The Ooloms could smell none of it, the bad or the worse. Thanks for that went to a flaw in their engineering. When the prototypes of the breed were created centuries ago, their ability to smell had been lost… derailed as an accidental side effect of the mods made to their bodies, some dead-gap in the skimpy neural pathway leading from nose to brain. The DNA stylists who made them were working on a budget and didn’t consider the shortcoming important enough to correct; and the Ooloms, of course, didn’t know what they were missing.

Lucky them.


Approaching row five, cot three, I wondered who’d occupied this bed the day before. It says something, doesn’t it, that I couldn’t remember. I’d chatted with so many patients over the previous weeks, got to know them…

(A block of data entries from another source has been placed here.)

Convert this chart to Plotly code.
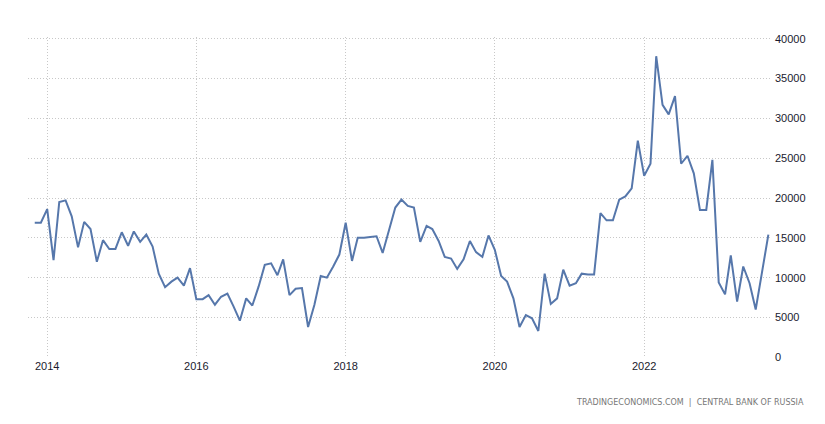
import pandas as pd
import plotly.graph_objects as go

start_month = "2013-11-01"
values = [
    16900, 16900,
    18600, 12200, 19500, 19700, 17700, 13800, 17000, 16100, 12000, 14700, 13600, 13600,
    15700, 14000, 15800, 14500, 15400, 13900, 10500, 8800, 9500, 10000, 9000, 11200,
    7300, 7300, 7800, 6600, 7600, 8000, 6400, 4600, 7400, 6500, 8900, 11600,
    11800, 10300, 12300, 7800, 8600, 8700, 3800, 6600, 10200, 10000, 11400, 12900,
    16900, 12100, 15000, 15000, 15100, 15200, 13100, 16000, 18800, 19800, 19000, 18800,
    14500, 16500, 16100, 14600, 12600, 12400, 11100, 12300, 14600, 13200, 12600, 15300,
    13500, 10200, 9500, 7400, 3800, 5300, 4900, 3300, 10500, 6700, 7400, 11000,
    9000, 9300, 10500, 10400, 10400, 18100, 17200, 17200, 19800, 20200, 21200, 27200,
    22800, 24300, 37800, 31700, 30500, 32800, 24300, 25300, 23100, 18500, 18500, 24800,
    9400, 7900, 12800, 7000, 11400, 9300, 6000, 10700, 15400,
]
dates = pd.date_range(start_month, periods=len(values), freq="MS")
y_ticks = [0, 5000, 10000, 15000, 20000, 25000, 30000, 35000, 40000]
source_text = "TRADINGECONOMICS.COM  |  CENTRAL BANK OF RUSSIA"

fig = go.Figure()
fig.add_trace(go.Scatter(
    x=dates, y=values, mode="lines",
    line=dict(color="#5677ab", width=2),
    hoverinfo="x+y",
))

grid = dict(showgrid=True, gridcolor="#c8c8c8", griddash="1px,2px", gridwidth=1,
            zeroline=False, showline=False, ticks="", automargin=False)

fig.update_layout(
    width=817, height=416,
    margin=dict(l=20, r=55, t=29, b=66),
    paper_bgcolor="white", plot_bgcolor="white",
    showlegend=False,
    font=dict(family="Liberation Sans, Arial, sans-serif", size=11, color="#222222"),
    xaxis=dict(
        type="date",
        range=["2013-09-29", "2023-09-09"],
        tick0="2014-01-01", dtick="M24", tickformat="%Y",
        tickfont=dict(size=11, color="#1a1a2e"),
        **grid,
    ),
    yaxis=dict(
        side="right",
        range=[-88, 40213],
        tickvals=y_ticks, tickformat="d",
        ticklabelstandoff=4,
        tickfont=dict(size=11, color="#1a1a2e"),
        **grid,
    ),
    annotations=[dict(
        text=source_text, xref="paper", yref="paper",
        x=(806 - 28) / 742, y=-0.138, xanchor="right", yanchor="middle",
        showarrow=False, font=dict(family="DejaVu Sans, sans-serif", size=8, color="#777777"),
    )],
)

fig.write_html("out.html")
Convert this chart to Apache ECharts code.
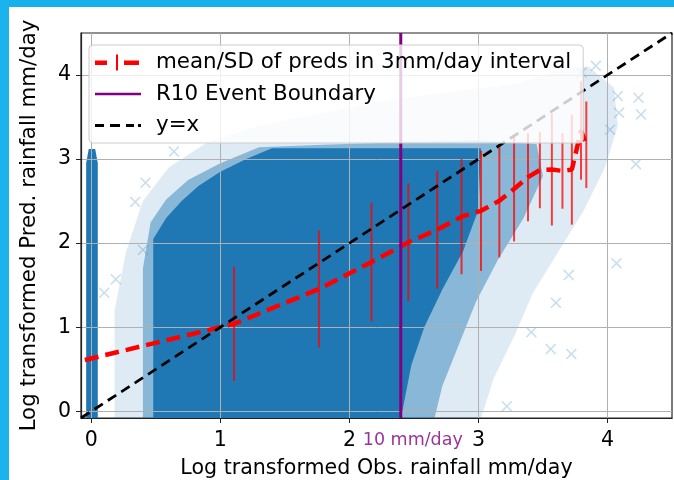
<!DOCTYPE html>
<html>
<head>
<meta charset="utf-8">
<title>Log transformed Pred. vs Obs. rainfall</title>
<style>
    html, body { margin: 0; padding: 0; background: #ffffff; }
    #main { width: 674px; height: 480px; }
</style>
</head>
<body>
<div id="main"></div>
<script src="https://cdn.jsdelivr.net/npm/echarts@6/dist/echarts.min.js"></script>
<script>
// axis range (same for both axes) and tick labels
var axisMin = -0.08;
var axisMax = 4.5;
var tickValues = [0, 1, 2, 3, 4];

// mean / SD of predictions per 3mm/day bin (log space)
var binX    = [-0.05, 1.106, 1.764, 2.171, 2.457, 2.681, 2.869, 3.02, 3.162, 3.276, 3.384, 3.476, 3.569, 3.651, 3.724, 3.795, 3.836];
var binMean = [0.61, 1.04, 1.455, 1.775, 2.01, 2.16, 2.315, 2.385, 2.505, 2.645, 2.785, 2.87, 2.875, 2.86, 2.875, 3.34, 3.17];
var binSD   = [null, 0.68, 0.695, 0.705, 0.70, 0.70, 0.685, 0.715, 0.675, 0.625, 0.525, 0.455, 0.665, 0.45, 0.655, 0.585, 0.515];

// R10 boundary = log1p(10)
var r10X = 2.398;
var r10Label = '10 mm/day';

// outline of the scatter cloud (obs, pred)
var zeroStrip = [[-0.04, -0.08], [-0.04, 2.95], [-0.02, 3.12], [0.03, 3.12], [0.05, 2.95], [0.05, -0.08]];
var cloudCore = [[0.48, -0.08], [0.48, 2.05], [0.58, 2.3], [0.7, 2.5], [0.83, 2.68], [1.0, 2.85], [1.2, 3.0], [1.4, 3.13],
    [3.02, 3.13], [3.0, 2.4], [2.88, 1.9], [2.72, 1.45], [2.58, 1.0], [2.48, 0.55], [2.4, -0.08]];
var cloudMid = [[0.4, -0.08], [0.4, 1.7], [0.46, 2.25], [0.58, 2.52], [0.75, 2.75], [1.0, 2.95], [1.3, 3.14], [1.8, 3.17],
    [2.4, 3.2], [3.0, 3.22], [3.45, 3.18], [3.5, 2.8], [3.35, 2.3], [3.15, 1.8], [2.98, 1.3], [2.85, 0.8], [2.72, 0.3], [2.66, -0.08]];
var cloudOuter = [[0.18, -0.08], [0.18, 1.2], [0.27, 1.9], [0.4, 2.5], [0.6, 2.9], [0.9, 3.2], [1.3, 3.4], [1.8, 3.55],
    [2.3, 3.7], [2.8, 3.8], [3.3, 3.9], [3.6, 4.05], [3.85, 4.1], [4.05, 3.85], [4.08, 3.4], [3.98, 2.9], [3.82, 2.4],
    [3.62, 1.9], [3.42, 1.4], [3.28, 0.9], [3.12, 0.4], [3.02, -0.08]];
// isolated crosses outside the cloud
var strayPoints = [[0.10, 1.41], [0.19, 1.57], [0.34, 2.49], [0.42, 2.72], [0.64, 3.09], [0.40, 1.92],
    [4.07, 1.76], [3.70, 1.62], [3.60, 1.29], [3.56, 0.74], [3.72, 0.68], [3.41, 0.94], [3.22, 0.06],
    [4.08, 3.75], [4.24, 3.73], [4.26, 3.53], [4.09, 3.55], [4.02, 3.35], [3.91, 4.11], [3.80, 4.03], [4.22, 2.94]];

// y = x reference
var diagLine = [[axisMin, axisMin], [axisMax, axisMax]];

var nameMean = 'mean/SD of preds in 3mm/day interval';
var nameR10 = 'R10 Event Boundary';
var nameDiag = 'y=x';

var font = 'DejaVu Sans';
var chart = echarts.init(document.getElementById('main'));

// filled outline drawn once through the axes
function cloudSeries(pts, color) {
    return {
        type: 'custom',
        silent: true,
        z: 1,
        data: pts,
        renderItem: function (params, api) {
            if (params.dataIndex !== 0) return;
            return {
                type: 'polygon',
                shape: { points: pts.map(function (p) { return api.coord(p); }) },
                style: { fill: color }
            };
        }
    };
}

var meanData = binX.map(function (x, i) { return [x, binMean[i]]; });
var barData = [];
binX.forEach(function (x, i) {
    if (binSD[i] != null) barData.push([x, binMean[i], binSD[i]]);
});

var crossIcon = 'path://M0,1L1,0L5,4L9,0L10,1L6,5L10,9L9,10L5,6L1,10L0,9L4,5Z';

var option = {
    animation: false,
    backgroundColor: '#ffffff',
    graphic: [
        { type: 'rect', left: 0, top: 0, shape: { width: 674, height: 7 }, style: { fill: '#14b1ea' }, silent: true },
        { type: 'rect', left: 0, top: 0, shape: { width: 9, height: 480 }, style: { fill: '#1ab3ec' }, silent: true }
    ],
    grid: {
        left: 81, right: 2, top: 33, bottom: 62,
        outerBoundsMode: 'none',
        containLabel: false,
        show: true,
        backgroundColor: 'transparent',
        borderColor: '#222222',
        borderWidth: 1.2
    },
    legend: {
        orient: 'vertical',
        left: 89,
        top: 45,
        z: 10,
        selectedMode: false,
        itemWidth: 46,
        itemHeight: 16,
        itemGap: 10.5,
        padding: [7, 12, 7, 6],
        backgroundColor: 'rgba(255,255,255,0.8)',
        borderColor: '#cccccc',
        borderWidth: 1,
        borderRadius: 4,
        itemStyle: { borderWidth: 0 },
        textStyle: { fontFamily: font, fontSize: 21.4, color: '#000000', padding: [0, 0, 0, 10] },
        data: [
            { name: nameMean, icon: 'path://M0,0M46,16M0,6h12v4.5h-12zM21,0h2v16h-2zM29,6h15v4.5h-15z', itemStyle: { color: '#ff0000' } },
            { name: nameR10, icon: 'path://M0,0M46,16M0,6.7h46v2.6h-46z', itemStyle: { color: '#800080' } },
            { name: nameDiag, icon: 'path://M0,0M46,16M0,6.6h9v2.8h-9zM15,6.6h10v2.8h-10zM31,6.6h8v2.8h-8zM43,6.6h3v2.8h-3z', itemStyle: { color: '#000000' } }
        ]
    },
    xAxis: {
        type: 'value',
        min: axisMin,
        max: axisMax,
        z: 2,
        name: 'Log transformed Obs. rainfall mm/day',
        nameLocation: 'middle',
        nameGap: 40,
        nameTextStyle: { fontFamily: font, fontSize: 20.6, color: '#000000' },
        axisLine: { onZero: false, lineStyle: { color: '#222222', width: 1.2 } },
        axisTick: { show: true, length: 5, customValues: tickValues, lineStyle: { color: '#222222' } },
        axisLabel: { customValues: tickValues, margin: 12, fontFamily: font, fontSize: 20.5, color: '#000000' },
        splitLine: { show: true, lineStyle: { color: '#b0b0b0', width: 1 } }
    },
    yAxis: {
        type: 'value',
        min: axisMin,
        max: axisMax,
        z: 2,
        name: 'Log transformed Pred. rainfall mm/day',
        nameLocation: 'middle',
        nameGap: 41,
        nameTextStyle: { fontFamily: font, fontSize: 21.3, color: '#000000' },
        axisLine: { show: true, onZero: false, lineStyle: { color: '#222222', width: 1.2 } },
        axisTick: { show: true, length: 5, customValues: tickValues, lineStyle: { color: '#222222' } },
        axisLabel: { customValues: tickValues, margin: 10, fontFamily: font, fontSize: 20.5, color: '#000000' },
        splitLine: { show: true, lineStyle: { color: '#b0b0b0', width: 1 } }
    },
    series: [
        cloudSeries(cloudOuter, 'rgba(31,119,180,0.15)'),
        cloudSeries(cloudMid, 'rgba(31,119,180,0.45)'),
        cloudSeries(cloudCore, '#1f77b4'),
        cloudSeries(zeroStrip, '#1f77b4'),
        {
            type: 'scatter',
            silent: true,
            z: 1,
            symbol: crossIcon,
            symbolSize: 11,
            itemStyle: { color: 'rgba(31,119,180,0.3)' },
            data: strayPoints
        },
        {
            // SD bars
            name: nameMean,
            type: 'custom',
            z: 3,
            silent: true,
            data: barData,
            renderItem: function (params, api) {
                var lo = api.coord([api.value(0), api.value(1) - api.value(2)]);
                var hi = api.coord([api.value(0), api.value(1) + api.value(2)]);
                return {
                    type: 'line',
                    shape: { x1: lo[0], y1: lo[1], x2: hi[0], y2: hi[1] },
                    style: { stroke: 'rgba(255,0,0,0.75)', lineWidth: 2 }
                };
            }
        },
        {
            name: nameMean,
            type: 'line',
            z: 4,
            silent: true,
            showSymbol: false,
            symbol: 'none',
            data: meanData,
            lineStyle: { color: '#ff0000', width: 4.5, type: [14, 7] }
        },
        {
            name: nameR10,
            type: 'line',
            z: 5,
            silent: true,
            symbol: 'none',
            data: [[r10X, axisMin], [r10X, axisMax]],
            lineStyle: { color: '#800080', width: 3 }
        },
        {
            type: 'scatter',
            z: 5,
            silent: true,
            clip: false,
            symbolSize: 1,
            itemStyle: { color: 'rgba(0,0,0,0)' },
            data: [[r10X, axisMin]],
            label: {
                show: true,
                position: 'bottom',
                distance: 13,
                offset: [12, 0],
                formatter: r10Label,
                fontFamily: font,
                fontSize: 17.5,
                color: '#800080'
            }
        },
        {
            name: nameDiag,
            type: 'line',
            z: 6,
            silent: true,
            symbol: 'none',
            data: diagLine,
            lineStyle: { color: '#000000', width: 2.8, type: [10, 6] }
        }
    ]
};

chart.setOption(option);
window.addEventListener('resize', function () {
    chart.resize();
});
</script>
</body>
</html>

No, no, no. The point is, I hadn’t got to know them. I’d picked up trivial facts about certain people — where they lived before the plague, what work they did — but I was all surface, no salt. Most patients could barely talk; and I could barely listen. When you’re fifteen you want to be so slick, you want to swallow the world and stool it out… but you haven’t half learned to deaden yourself, not the way adults artfully, reflexively deaden themselves every hour of the day. At fifteen, all you can do is close down bolt-tight: go through the motions of caring and concern but shut your eyes and ears, not let the bad bitchies in. That’s not deadening yourself, it’s internal bleeding. Swinging back and forth from "Oh God, I don’t want to be here," to "Oh Christ, I have to help this person!"